MerricB said:
Weapons of Legacy is the first of the D&D Magic Series
Battlefield Adventures is the first of the D&D Genre Series
It's supposable (but not strictly necessary) that a series has at least 3 books, so I'm curious to know which following releases they have planned for these 2, especially the first one: this WoL seems to me the most different product from the WotC standards, because it seems to have more flavor material than crunch.
Codex Anathema continies the Ecology series (though it doesn't have a formal name, to my knowledge), and the D&D Environment Series continues with Sandstorm and Maelstrom.
In the article you linked, it is called
Creature series. I don't see the deviation you speak about... in that article the
Genre series was already mentioned for 2004.
So, where does this leave 4E? Given the product plan through 2005, it seems that Wizards should be well set through 2006 and possibly the early part of 2007. Perhaps we'll see 4E in 2007 or 2008...
However, because of this wealth of material, it becomes less and less likely that the d20 System will be abandoned or seriously modified in 4E. Aspects of it might be changed, of course, but the core balances are likely to remain.

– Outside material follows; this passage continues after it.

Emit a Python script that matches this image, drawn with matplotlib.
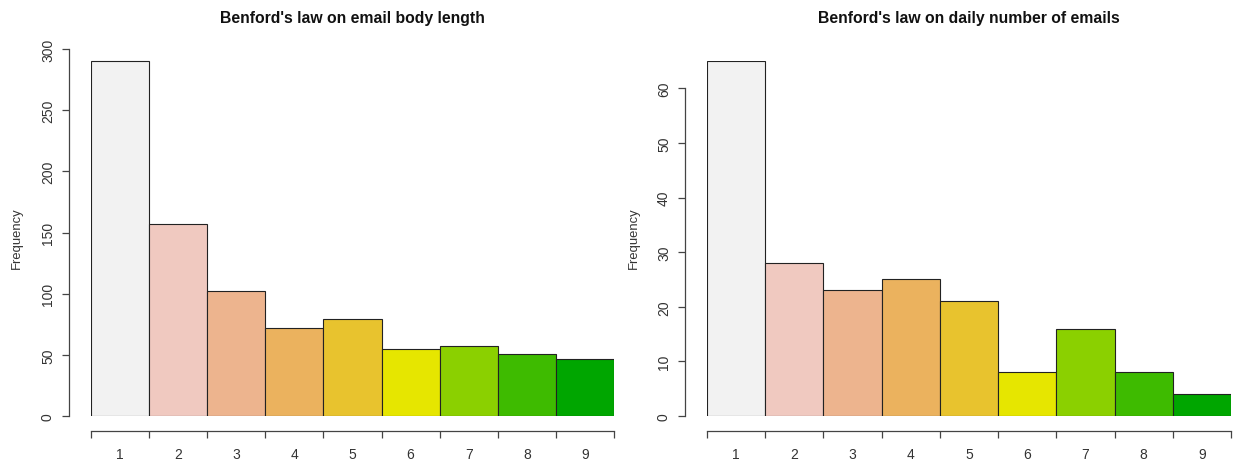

Well, one year ago before the plan for 2nd quarter 2004 we could have thought the same, that there wasn't much left to publish. I don't remember exactly, but we didn't know if Complete books were possibly going to be only 3, we didn't know how many books about the newcoming campaign setting were going to be done, we didn't imagine an
Environment series at all, and not even a
Genre series or a
Magic series, right? We didn't think we were going to see a Planar Handbook because MotP didn't really need a 3.5 update either, and Draconomicon sounded more like a one-shot prestige book rather than the start of a series.
This is just to say that IMO WotC was pretty able to surprise us last year, why can't it do so again for a long time?

Eventually there will be a time when ideas will run short, but who knows when? It's also possible that some 3ed versions of other old settings will be published, althought I doubt they will be fully supported like Eberron or FR, instead more like it was done for Dragonlance.
However, as a general opinion, I don't think the RP publishing should be treated as computer software production. D&D is not like Windows which can receive infinite updates, because the Windows updates have the point of following the progress of PC hardware and commercial software, which may know no limit (at least in some mid-term perspective...), but that's not the same with a RPG. There could be improvements over the rules of the game, but at some point it won't be possible to make it any better.